* The task
Omit all images. Write out the rest of the material exactly.
------------------------------------------------
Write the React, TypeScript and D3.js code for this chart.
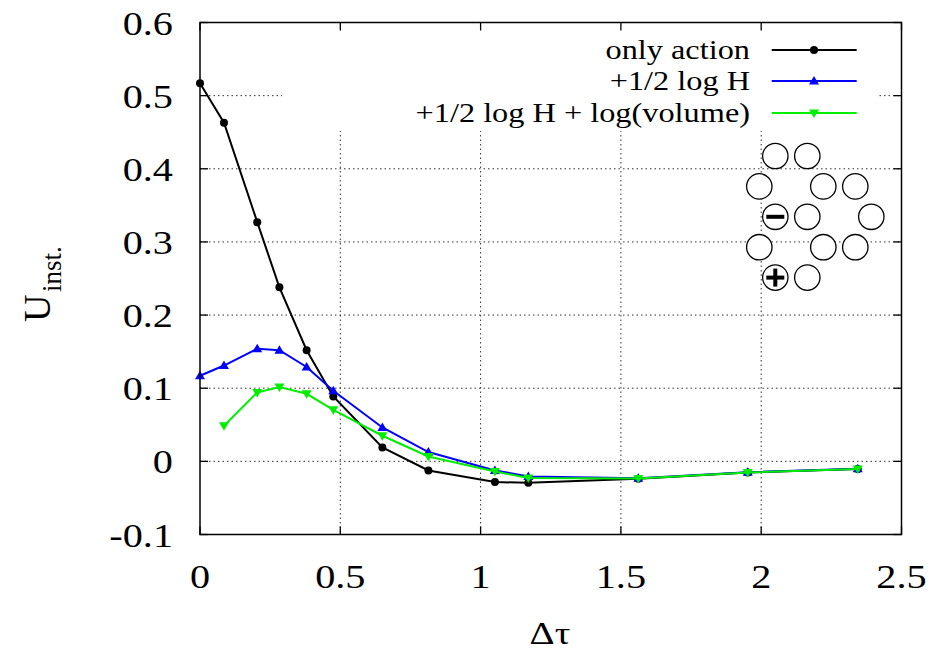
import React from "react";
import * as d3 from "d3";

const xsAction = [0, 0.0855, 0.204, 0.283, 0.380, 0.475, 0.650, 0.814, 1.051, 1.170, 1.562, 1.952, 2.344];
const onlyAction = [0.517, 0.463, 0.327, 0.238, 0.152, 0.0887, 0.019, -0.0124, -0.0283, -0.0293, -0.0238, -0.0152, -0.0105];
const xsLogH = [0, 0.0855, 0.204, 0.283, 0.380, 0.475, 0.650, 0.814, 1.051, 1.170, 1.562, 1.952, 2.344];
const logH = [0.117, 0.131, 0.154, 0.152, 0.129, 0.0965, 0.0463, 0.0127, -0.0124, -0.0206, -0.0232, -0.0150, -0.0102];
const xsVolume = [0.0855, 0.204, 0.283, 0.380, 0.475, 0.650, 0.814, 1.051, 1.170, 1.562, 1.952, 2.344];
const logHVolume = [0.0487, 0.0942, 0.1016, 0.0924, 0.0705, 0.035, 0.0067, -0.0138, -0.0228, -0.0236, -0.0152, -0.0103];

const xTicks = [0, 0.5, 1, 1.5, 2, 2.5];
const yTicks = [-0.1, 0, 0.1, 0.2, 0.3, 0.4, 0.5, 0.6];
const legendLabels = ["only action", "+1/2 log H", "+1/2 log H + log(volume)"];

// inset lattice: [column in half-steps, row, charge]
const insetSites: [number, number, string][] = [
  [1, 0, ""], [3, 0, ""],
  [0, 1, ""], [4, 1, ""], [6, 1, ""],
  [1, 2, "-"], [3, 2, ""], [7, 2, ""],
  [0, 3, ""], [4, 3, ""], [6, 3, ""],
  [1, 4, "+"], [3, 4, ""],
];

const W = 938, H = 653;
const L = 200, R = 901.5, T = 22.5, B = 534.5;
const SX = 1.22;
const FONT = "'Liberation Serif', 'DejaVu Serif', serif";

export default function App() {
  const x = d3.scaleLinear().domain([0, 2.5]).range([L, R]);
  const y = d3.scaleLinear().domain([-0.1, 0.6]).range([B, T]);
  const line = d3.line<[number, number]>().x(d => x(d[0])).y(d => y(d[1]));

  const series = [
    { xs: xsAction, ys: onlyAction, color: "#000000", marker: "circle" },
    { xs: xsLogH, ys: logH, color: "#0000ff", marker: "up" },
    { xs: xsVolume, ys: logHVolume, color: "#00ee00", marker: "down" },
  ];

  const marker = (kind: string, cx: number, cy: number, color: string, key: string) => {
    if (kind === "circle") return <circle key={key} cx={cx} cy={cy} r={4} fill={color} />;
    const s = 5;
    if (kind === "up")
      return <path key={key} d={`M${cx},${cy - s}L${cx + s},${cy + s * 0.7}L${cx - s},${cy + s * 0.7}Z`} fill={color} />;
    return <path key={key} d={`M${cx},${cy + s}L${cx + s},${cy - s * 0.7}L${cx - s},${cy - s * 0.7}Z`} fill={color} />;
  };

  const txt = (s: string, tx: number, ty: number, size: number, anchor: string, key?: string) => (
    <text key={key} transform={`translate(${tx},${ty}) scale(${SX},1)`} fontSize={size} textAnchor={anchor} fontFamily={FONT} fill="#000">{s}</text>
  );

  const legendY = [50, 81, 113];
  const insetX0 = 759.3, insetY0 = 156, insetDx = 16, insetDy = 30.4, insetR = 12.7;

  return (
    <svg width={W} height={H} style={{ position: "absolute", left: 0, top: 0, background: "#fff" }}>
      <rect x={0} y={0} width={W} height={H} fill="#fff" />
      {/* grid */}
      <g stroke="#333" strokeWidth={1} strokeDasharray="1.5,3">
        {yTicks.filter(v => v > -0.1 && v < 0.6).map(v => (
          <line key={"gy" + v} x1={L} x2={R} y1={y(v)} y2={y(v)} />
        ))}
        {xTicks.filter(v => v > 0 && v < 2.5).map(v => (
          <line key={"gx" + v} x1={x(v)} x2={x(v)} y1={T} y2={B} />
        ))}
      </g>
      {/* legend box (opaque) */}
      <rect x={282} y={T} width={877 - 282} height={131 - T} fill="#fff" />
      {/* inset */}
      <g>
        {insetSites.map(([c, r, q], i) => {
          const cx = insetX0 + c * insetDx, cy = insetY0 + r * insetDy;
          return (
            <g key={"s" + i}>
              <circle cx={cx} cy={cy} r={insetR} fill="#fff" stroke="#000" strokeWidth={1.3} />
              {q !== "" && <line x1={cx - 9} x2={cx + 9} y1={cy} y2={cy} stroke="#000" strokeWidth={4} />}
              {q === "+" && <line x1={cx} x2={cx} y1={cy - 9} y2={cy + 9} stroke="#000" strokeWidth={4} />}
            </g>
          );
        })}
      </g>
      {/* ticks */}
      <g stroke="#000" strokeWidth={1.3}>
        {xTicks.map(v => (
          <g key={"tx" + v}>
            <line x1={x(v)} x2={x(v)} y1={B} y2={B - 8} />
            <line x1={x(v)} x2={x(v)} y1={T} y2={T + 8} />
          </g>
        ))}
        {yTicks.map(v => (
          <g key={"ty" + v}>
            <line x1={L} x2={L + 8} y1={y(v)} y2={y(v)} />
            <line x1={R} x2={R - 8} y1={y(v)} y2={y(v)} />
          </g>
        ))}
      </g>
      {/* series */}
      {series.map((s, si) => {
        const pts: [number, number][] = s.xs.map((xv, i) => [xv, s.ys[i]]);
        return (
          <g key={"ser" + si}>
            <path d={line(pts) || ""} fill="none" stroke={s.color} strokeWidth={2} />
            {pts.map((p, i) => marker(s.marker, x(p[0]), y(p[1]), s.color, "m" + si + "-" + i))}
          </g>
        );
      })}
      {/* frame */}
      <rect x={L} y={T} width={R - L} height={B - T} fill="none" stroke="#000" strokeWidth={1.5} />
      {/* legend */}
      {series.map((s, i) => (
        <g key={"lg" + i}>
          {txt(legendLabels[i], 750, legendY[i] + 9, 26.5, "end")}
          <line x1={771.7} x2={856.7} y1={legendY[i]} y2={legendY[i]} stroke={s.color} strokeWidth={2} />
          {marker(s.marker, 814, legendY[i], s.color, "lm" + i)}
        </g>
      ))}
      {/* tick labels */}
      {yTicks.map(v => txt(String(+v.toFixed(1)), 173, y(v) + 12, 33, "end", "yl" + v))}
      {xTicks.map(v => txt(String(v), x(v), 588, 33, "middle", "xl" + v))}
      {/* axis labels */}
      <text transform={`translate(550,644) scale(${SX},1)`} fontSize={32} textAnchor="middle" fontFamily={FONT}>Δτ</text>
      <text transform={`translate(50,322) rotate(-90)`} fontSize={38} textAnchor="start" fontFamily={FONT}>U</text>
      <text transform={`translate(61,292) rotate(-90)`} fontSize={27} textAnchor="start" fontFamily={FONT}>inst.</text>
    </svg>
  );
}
------------------------------------------------
* Final result
Write the React, TypeScript and D3.js code for this chart.
import React from "react";
import * as d3 from "d3";

const xsAction = [0, 0.0855, 0.204, 0.283, 0.380, 0.475, 0.650, 0.814, 1.051, 1.170, 1.562, 1.952, 2.344];
const onlyAction = [0.517, 0.463, 0.327, 0.238, 0.152, 0.0887, 0.019, -0.0124, -0.0283, -0.0293, -0.0238, -0.0152, -0.0105];
const xsLogH = [0, 0.0855, 0.204, 0.283, 0.380, 0.475, 0.650, 0.814, 1.051, 1.170, 1.562, 1.952, 2.344];
const logH = [0.117, 0.131, 0.154, 0.152, 0.129, 0.0965, 0.0463, 0.0127, -0.0124, -0.0206, -0.0232, -0.0150, -0.0102];
const xsVolume = [0.0855, 0.204, 0.283, 0.380, 0.475, 0.650, 0.814, 1.051, 1.170, 1.562, 1.952, 2.344];
const logHVolume = [0.0487, 0.0942, 0.1016, 0.0924, 0.0705, 0.035, 0.0067, -0.0138, -0.0228, -0.0236, -0.0152, -0.0103];

const xTicks = [0, 0.5, 1, 1.5, 2, 2.5];
const yTicks = [-0.1, 0, 0.1, 0.2, 0.3, 0.4, 0.5, 0.6];
const legendLabels = ["only action", "+1/2 log H", "+1/2 log H + log(volume)"];

// inset lattice: [column in half-steps, row, charge]
const insetSites: [number, number, string][] = [
  [1, 0, ""], [3, 0, ""],
  [0, 1, ""], [4, 1, ""], [6, 1, ""],
  [1, 2, "-"], [3, 2, ""], [7, 2, ""],
  [0, 3, ""], [4, 3, ""], [6, 3, ""],
  [1, 4, "+"], [3, 4, ""],
];

const W = 938, H = 653;
const L = 200, R = 901.5, T = 22.5, B = 534.5;
const SX = 1.22;
const FONT = "'Liberation Serif', 'DejaVu Serif', serif";

export default function App() {
  const x = d3.scaleLinear().domain([0, 2.5]).range([L, R]);
  const y = d3.scaleLinear().domain([-0.1, 0.6]).range([B, T]);
  const line = d3.line<[number, number]>().x(d => x(d[0])).y(d => y(d[1]));

  const series = [
    { xs: xsAction, ys: onlyAction, color: "#000000", marker: "circle" },
    { xs: xsLogH, ys: logH, color: "#0000ff", marker: "up" },
    { xs: xsVolume, ys: logHVolume, color: "#00ee00", marker: "down" },
  ];

  const marker = (kind: string, cx: number, cy: number, color: string, key: string) => {
    if (kind === "circle") return <circle key={key} cx={cx} cy={cy} r={4} fill={color} />;
    const s = 5;
    if (kind === "up")
      return <path key={key} d={`M${cx},${cy - s}L${cx + s},${cy + s * 0.7}L${cx - s},${cy + s * 0.7}Z`} fill={color} />;
    return <path key={key} d={`M${cx},${cy + s}L${cx + s},${cy - s * 0.7}L${cx - s},${cy - s * 0.7}Z`} fill={color} />;
  };

  const txt = (s: string, tx: number, ty: number, size: number, anchor: string, key?: string) => (
    <text key={key} transform={`translate(${tx},${ty}) scale(${SX},1)`} fontSize={size} textAnchor={anchor} fontFamily={FONT} fill="#000">{s}</text>
  );

  const legendY = [50, 81, 113];
  const insetX0 = 759.3, insetY0 = 156, insetDx = 16, insetDy = 30.4, insetR = 12.7;

  return (
    <svg width={W} height={H} style={{ position: "absolute", left: 0, top: 0, background: "#fff" }}>
      <rect x={0} y={0} width={W} height={H} fill="#fff" />
      {/* grid */}
      <g stroke="#333" strokeWidth={1} strokeDasharray="1.5,3">
        {yTicks.filter(v => v > -0.1 && v < 0.6).map(v => (
          <line key={"gy" + v} x1={L} x2={R} y1={y(v)} y2={y(v)} />
        ))}
        {xTicks.filter(v => v > 0 && v < 2.5).map(v => (
          <line key={"gx" + v} x1={x(v)} x2={x(v)} y1={T} y2={B} />
        ))}
      </g>
      {/* legend box (opaque) */}
      <rect x={282} y={T} width={877 - 282} height={131 - T} fill="#fff" />
      {/* inset */}
      <g>
        {insetSites.map(([c, r, q], i) => {
          const cx = insetX0 + c * insetDx, cy = insetY0 + r * insetDy;
          return (
            <g key={"s" + i}>
              <circle cx={cx} cy={cy} r={insetR} fill="#fff" stroke="#000" strokeWidth={1.3} />
              {q !== "" && <line x1={cx - 9} x2={cx + 9} y1={cy} y2={cy} stroke="#000" strokeWidth={4} />}
              {q === "+" && <line x1={cx} x2={cx} y1={cy - 9} y2={cy + 9} stroke="#000" strokeWidth={4} />}
            </g>
          );
        })}
      </g>
      {/* ticks */}
      <g stroke="#000" strokeWidth={1.3}>
        {xTicks.map(v => (
          <g key={"tx" + v}>
            <line x1={x(v)} x2={x(v)} y1={B} y2={B - 8} />
            <line x1={x(v)} x2={x(v)} y1={T} y2={T + 8} />
          </g>
        ))}
        {yTicks.map(v => (
          <g key={"ty" + v}>
            <line x1={L} x2={L + 8} y1={y(v)} y2={y(v)} />
            <line x1={R} x2={R - 8} y1={y(v)} y2={y(v)} />
          </g>
        ))}
      </g>
      {/* series */}
      {series.map((s, si) => {
        const pts: [number, number][] = s.xs.map((xv, i) => [xv, s.ys[i]]);
        return (
          <g key={"ser" + si}>
            <path d={line(pts) || ""} fill="none" stroke={s.color} strokeWidth={2} />
            {pts.map((p, i) => marker(s.marker, x(p[0]), y(p[1]), s.color, "m" + si + "-" + i))}
          </g>
        );
      })}
      {/* frame */}
      <rect x={L} y={T} width={R - L} height={B - T} fill="none" stroke="#000" strokeWidth={1.5} />
      {/* legend */}
      {series.map((s, i) => (
        <g key={"lg" + i}>
          {txt(legendLabels[i], 750, legendY[i] + 9, 26.5, "end")}
          <line x1={771.7} x2={856.7} y1={legendY[i]} y2={legendY[i]} stroke={s.color} strokeWidth={2} />
          {marker(s.marker, 814, legendY[i], s.color, "lm" + i)}
        </g>
      ))}
      {/* tick labels */}
      {yTicks.map(v => txt(String(+v.toFixed(1)), 173, y(v) + 12, 33, "end", "yl" + v))}
      {xTicks.map(v => txt(String(v), x(v), 588, 33, "middle", "xl" + v))}
      {/* axis labels */}
      <text transform={`translate(550,644) scale(${SX},1)`} fontSize={32} textAnchor="middle" fontFamily={FONT}>Δτ</text>
      <text transform={`translate(50,322) rotate(-90)`} fontSize={38} textAnchor="start" fontFamily={FONT}>U</text>
      <text transform={`translate(61,292) rotate(-90)`} fontSize={27} textAnchor="start" fontFamily={FONT}>inst.</text>
    </svg>
  );
}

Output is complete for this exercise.